As the two dispatch riders converged on Lexington from different directions they alerted other riders and messengers, probably 40 or more in all, who fanned out over the country side. By relay, the word was passed as far as New Hampshire by morning. 

Revere dodged a Redcoat patrol on the road to Cambridge and was forced to detour through Medford. Dawes took a round-about route through Roxbury. Revere arrived in Lexington about midnight and Dawes not long after. They found Hancock and Sons of Liberty leader Sam Adams. 

After conferring for some time the two men set off to Concord with Dr. Samuel Prescott. The three riders were intercepted by a patrol at Lincoln. Dawes lost his horse but escaped on foot back to Lexington. Revere was captured. Prescott jumped a stone wall and galloped of to Concord where he delivered the vital message the armory. 

Marched back toward Lexington with Revere at gun point, a rattle of musketry in the distance alarmed the officer in charge who took Revere’s horse and galloped to the scene releasing him on foot. Revere scampered cross country to Dr.
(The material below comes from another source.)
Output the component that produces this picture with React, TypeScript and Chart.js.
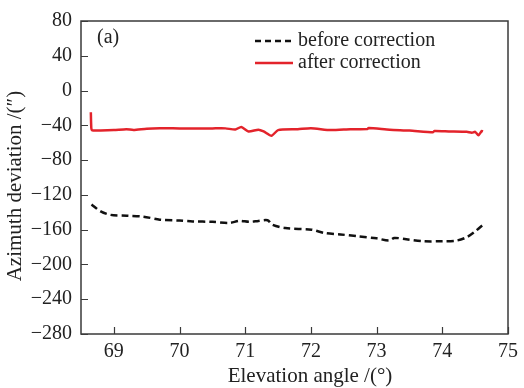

Clark’s house where he found Hancock and Adams. 

Hancock wanted to stay for the fight, but Revere convinced the men that they were too valuable to the cause to be captured and helped them get on their way. When he discovered that Hancock had inadvertently left behind a chest containing important Patriot papers, he rescued the documents while making his own escape.
The handful of Minute Men assembled hastily in the open on Lexington Green was no match for British Regulars. But a significant force was raised to repel the advance at Concord Bridge and harry the Redcoats bloody retreat all the way back to Boston. 

Although Revere’s role in alerting the countryside was known, it was not particularly well celebrated until Longfellow took pen to paper in January of 1861. He was inspired as much by contemporary events as by historical ones. With the election of Abraham Lincoln, civil war was brewing. Longfellow hoped his poem itself would be a warning to his countrymen of the new danger.